Alternatives to Pledging Collateral 

A collateral requirement on a loan is often a solution to having a poor credit history, but it’s not your only choice. Asking a close friend or family member to cosign the application could be the key to approval for an unsecured loan, and it doesn’t require you to pledge an asset. You could also go to a credit union that has more flexible underwriting standards.  

Asking for less money and agreeing to shorter payment terms on an unsecured loan are other alternatives to applying for a collateral loan. You can use these options to build your credit and apply for a larger loan later. Visit the 1st Franklin Financial FAQs page for more information on available loan options. We’re happy to answer any questions you might have.  
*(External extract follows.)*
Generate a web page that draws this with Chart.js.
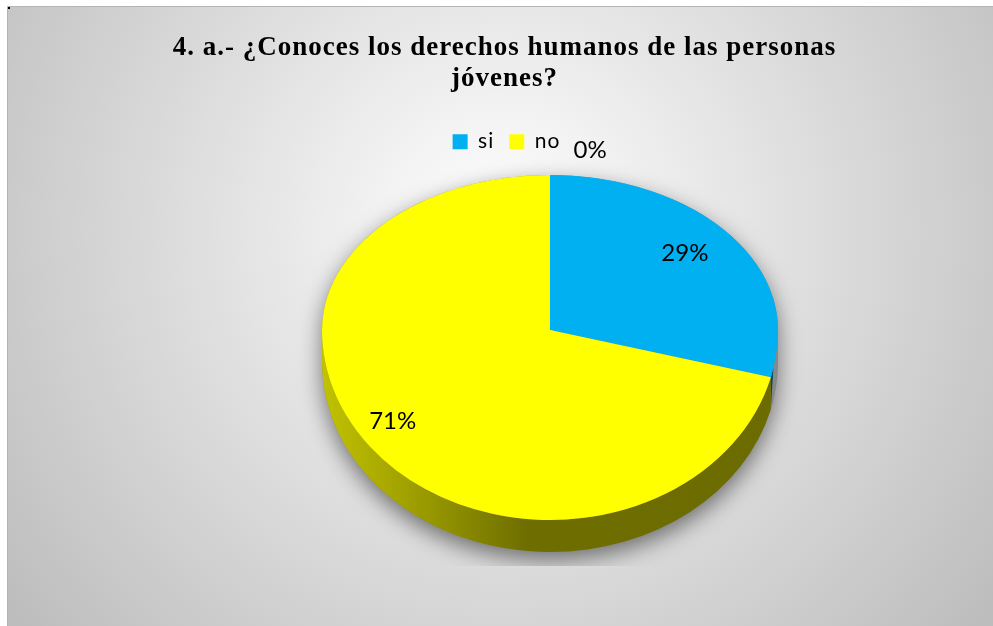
<!DOCTYPE html>
<html>
<head>
<meta charset="utf-8">
<title>Derechos humanos de las personas jóvenes</title>
<script src="https://cdn.jsdelivr.net/npm/chart.js@4.4.1/dist/chart.umd.min.js"></script>
<style>
  html, body { margin: 0; padding: 0; background: #fff; }
  canvas { display: block; }
</style>
</head>
<body>
<canvas id="pieChart" width="993" height="626"></canvas>
<script>
// data
const categories = ['si', 'no', ''];
const shares = [29, 71, 0];
const sliceColors = ['#00b0f0', '#ffff00', '#a5a5a5'];
const titleLines = ['4. a.- ¿Conoces los derechos humanos de las personas', 'jóvenes?'];

// look of the fake 3D pie (Excel style)
const pie3d = { cx: 550, apexY: 330, rx: 228, ryTop: 155, ryBottom: 190, depth: 32, sideFrom: 0.2, taper: 0.18 };
const sideShade = [[0, 0.76], [0.2, 0.62], [0.45, 0.43], [1, 0.42]];
const labelPlace = [{ r: 0.77, nudge: -2 }, { r: 0.84, nudge: 3 }, { r: 1.175, nudge: 8.6 }];

function shade(hex, f) {
  const n = parseInt(hex.slice(1), 16);
  const r = Math.round(((n >> 16) & 255) * f);
  const g = Math.round(((n >> 8) & 255) * f);
  const b = Math.round((n & 255) * f);
  return 'rgb(' + r + ',' + g + ',' + b + ')';
}

const backdrop = {
  id: 'backdrop',
  beforeDraw(chart) {
    const ctx = chart.ctx, w = chart.width, h = chart.height;
    ctx.save();
    ctx.fillStyle = '#fff';
    ctx.fillRect(0, 0, w, h);
    const g = ctx.createRadialGradient(500, 230, 0, 500, 230, 620);
    g.addColorStop(0, '#ffffff');
    g.addColorStop(1, '#bdbdbd');
    ctx.fillStyle = g;
    ctx.fillRect(7, 6, w - 7, h - 6);
    ctx.strokeStyle = '#b4b4b4';
    ctx.lineWidth = 1;
    ctx.beginPath();
    ctx.moveTo(7.5, h);
    ctx.lineTo(7.5, 6.5);
    ctx.lineTo(w, 6.5);
    ctx.stroke();
    ctx.fillStyle = '#000';
    ctx.fillRect(8, 7, 2, 2);
    ctx.restore();
    // the original picture is a bit stretched sideways: widen title and legend text
    ctx.letterSpacing = '1px';
  }
};

const pie3dPlugin = {
  id: 'pie3d',
  beforeDatasetsDraw(chart) {
    const ctx = chart.ctx;
    ctx.letterSpacing = '0px';
    const arcs = chart.getDatasetMeta(0).data;
    const p = pie3d;
    const R = arcs[0].outerRadius;

    // soft shadow under the pie
    ctx.save();
    ctx.beginPath();
    ctx.rect(290, 150, 520, 416);
    ctx.clip();
    ctx.shadowColor = 'rgba(0,0,0,0.5)';
    ctx.shadowBlur = 22;
    ctx.shadowOffsetY = 8;
    ctx.fillStyle = '#888';
    ctx.beginPath();
    ctx.ellipse(p.cx, p.apexY, p.rx, p.ryTop, 0, Math.PI, 2 * Math.PI);
    ctx.lineTo(p.cx + p.rx, p.apexY + p.depth);
    ctx.ellipse(p.cx, p.apexY + p.depth, p.rx, p.ryBottom, 0, 0, Math.PI);
    ctx.closePath();
    ctx.fill();
    ctx.restore();

    // side walls of the front half
    arcs.forEach((arc, i) => {
      const a = Math.max(arc.startAngle, p.sideFrom);
      const b = Math.min(arc.endAngle, Math.PI);
      if (b <= a) return;
      const aLow = a <= p.sideFrom ? Math.min(a + p.taper, b) : a;
      const grad = ctx.createLinearGradient(p.cx - p.rx, 0, p.cx + p.rx, 0);
      sideShade.forEach(([stop, f]) => grad.addColorStop(stop, shade(sliceColors[i], f)));
      ctx.save();
      ctx.fillStyle = grad;
      ctx.beginPath();
      ctx.ellipse(p.cx, p.apexY, p.rx, p.ryBottom, 0, a, b);
      ctx.ellipse(p.cx, p.apexY + p.depth, p.rx, p.ryBottom, 0, b, aLow, true);
      ctx.closePath();
      ctx.fill();
      ctx.restore();
    });

    // top face: back half flatter than front half
    [[0, p.apexY + 1, p.ryTop], [p.apexY - 1, chart.height, p.ryBottom]].forEach(([y0, y1, ry]) => {
      ctx.save();
      ctx.beginPath();
      ctx.rect(0, y0, chart.width, y1 - y0);
      ctx.clip();
      ctx.translate(p.cx, p.apexY);
      ctx.scale(p.rx / R, ry / R);
      ctx.translate(-arcs[0].x, -arcs[0].y);
      arcs.forEach(arc => arc.draw(ctx));
      ctx.restore();
    });

    // percentage labels
    ctx.save();
    ctx.fillStyle = '#000';
    ctx.font = '24px Lato';
    ctx.textAlign = 'center';
    ctx.textBaseline = 'middle';
    arcs.forEach((arc, i) => {
      const mid = (arc.startAngle + arc.endAngle) / 2 + labelPlace[i].nudge * Math.PI / 180;
      const r = labelPlace[i].r * p.rx;
      const ry = Math.sin(mid) < 0 ? p.ryTop : p.ryBottom;
      const x = p.cx + r * Math.cos(mid);
      const y = p.apexY + r * Math.sin(mid) * ry / p.rx;
      ctx.fillText(shares[i] + '%', x, y);
    });
    ctx.restore();
    return false;
  }
};

new Chart(document.getElementById('pieChart'), {
  type: 'pie',
  data: {
    labels: categories,
    datasets: [{
      data: shares,
      backgroundColor: sliceColors,
      borderWidth: 0,
      radius: 228
    }]
  },
  options: {
    responsive: false,
    animation: false,
    layout: { padding: { left: 16, top: 5 } },
    plugins: {
      title: {
        display: true,
        text: titleLines,
        color: '#000',
        font: { family: 'Liberation Serif', size: 27, weight: 'bold', lineHeight: 1.17 },
        padding: { top: 27, bottom: 21 }
      },
      legend: {
        labels: {
          filter: item => item.text !== '',
          boxWidth: 15,
          boxHeight: 15,
          padding: 15,
          color: '#000',
          font: { family: 'Lato', size: 21 }
        }
      },
      tooltip: { enabled: false }
    }
  },
  plugins: [backdrop, pie3dPlugin]
});
</script>
</body>
</html>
Common Loan Collateral Questions

Collateral can include assets such as real estate, vehicles, savings accounts, certificates of deposit, investment accounts, life insurance cash value, jewelry, art, and business assets like equipment or inventory. While lenders set their own guidelines for what they will accept, federal and state regulations also restrict certain assets from being used as collateral.
Lenders use appraisals for real estate, industry pricing guides for vehicles, and expert evaluations for specialty items. The assessed market value determines how much you can borrow against the asset through the loan-to-value ratio.
LTV is the ratio between your loan amount and the collateral’s appraised value. A lower LTV typically means lower interest rates and better loan terms, because the lender has a better chance of recovering the full balance owed if the asset needs to be sold.
Each state has different laws on this topic. Vehicle repossession often happens without court involvement, but mortgage foreclosure typically requires a legal process. You may be asked to sign specific surrender provisions in the loan agreement. Check those against state laws.
The best defense against losing your collateral is to be proactive with the lender when you start to fall behind. Many of them offer payment plans, payment deferrals, or modified terms to help you stay on track. Communication is your best option when you’re in trouble.